Cumartesi sabahlari minik oglumuzun yuzme dersi var. Her haftasonu ayni telas yasaniyor. Havlular alindi mi, mayolari kontrol et, yedek kiyafet al, canta nerede gene... derken biz ucu ucuna giriyoruz derse. Bu hafta da bir iki dakika gecikmeyle binaya girdik ki, yangin alarmi calmaya basladi. Mayolu cikan mi istersin havuzdan, islak islak kendini disari atan mi, titreyen cocuklar mi? Itfaiyecilerin ve polislerin bir anda hucum etmeleriyle yasanan kisa bir saskinliktan sonra, sauna odasindaki buhar seviyesinin olagandan fazla oldugu ve bunun da alarmi tetikledigi anlasildi.
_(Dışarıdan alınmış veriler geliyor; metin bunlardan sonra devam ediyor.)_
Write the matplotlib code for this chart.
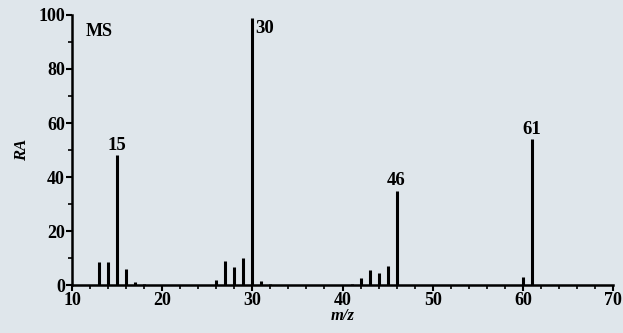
import matplotlib
matplotlib.use("Agg")
import matplotlib.pyplot as plt
from matplotlib.ticker import MultipleLocator

mz = [13, 14, 15, 16, 17, 18, 26, 27, 28, 29, 30, 31, 32, 41, 42, 43, 44, 45, 46, 60, 61]
ra = [8.5, 8.5, 48, 6, 1, 0.5, 2, 9, 6.5, 10, 99, 1.5, 0.5, 0.5, 2.5, 5.5, 4.5, 7, 35, 3, 54]
labeled = [15, 30, 46, 61]

plt.rcParams['font.family'] = ['Liberation Serif', 'DejaVu Serif']
plt.rcParams['font.weight'] = 'bold'

fig = plt.figure(figsize=(6.23, 3.33), dpi=100)
bg = '#dfe6eb'
fig.patch.set_facecolor(bg)
ax = fig.add_axes([72 / 623, 0.144, 541 / 623, 0.811])
ax.set_facecolor(bg)

ax.vlines(mz, 0, ra, colors='black', linewidth=2.2)
for m, r in zip(mz, ra):
    if m in labeled:
        if m == 30:
            ax.text(m + 0.3, r - 1, str(m), ha='left', va='top', fontsize=13.5, fontweight='bold')
        else:
            ax.text(m, r + 0.5, str(m), ha='center', va='bottom', fontsize=13.5, fontweight='bold')

ax.text(11.5, 97, 'MS', ha='left', va='top', fontsize=13, fontweight='bold')

ax.set_xlim(10, 70)
ax.set_ylim(0, 100)
ax.xaxis.set_major_locator(MultipleLocator(10))
ax.xaxis.set_minor_locator(MultipleLocator(2))
ax.yaxis.set_major_locator(MultipleLocator(20))
ax.yaxis.set_minor_locator(MultipleLocator(10))
for s in ['top', 'right']:
    ax.spines[s].set_visible(False)
for s in ['left', 'bottom']:
    ax.spines[s].set_linewidth(1.8)
ax.tick_params(axis='both', which='major', direction='out', length=4, width=1.5, labelsize=13, pad=1)
ax.tick_params(axis='both', which='minor', direction='out', length=3, width=1.2)
for lab in ax.get_xticklabels() + ax.get_yticklabels():
    lab.set_fontweight('bold')

ax.set_xlabel('m/z', fontstyle='italic', fontweight='bold', fontsize=12, labelpad=-1)
ax.set_ylabel('RA', fontstyle='italic', fontweight='bold', fontsize=12, labelpad=6)

fig.savefig('out.png', dpi=100, facecolor=bg)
Biz gec kalmamiza icimizden tesekkur edip iceriye girdik ve ders basladi.
Her sonun yeni bir baslangic, her karanligin isiga giden bir yol oldugunu dusunurse insan, zor durumlari atlatmak icin fena da olmayan bir dusunce tarzi aslinda. Sadece ozunu bildigim karma felsefesi de bunu acikliyor nitekim. Herseyin bir olus sebebi var.
Bundan sonraki unutkanliklarim, elimde olmayan gec kalmalarim, ya da zamanindan cok erken gitmelerim, kasada cikismayan paralarim, arabayi onca mil uzaga parkedip kilometrelerce yurumelerim, hava sicak diye ince bir tisortle cikip sonra donakalmalarim, cep telefonumun sarji bittigi icin kendime kizmalarim ve daha neler neler, bakalim nelerle sonuclanacak. Iste hayatin guzelligi de bu bilinmezliginde.
Rutin giden seyler icin bile umut veriyor.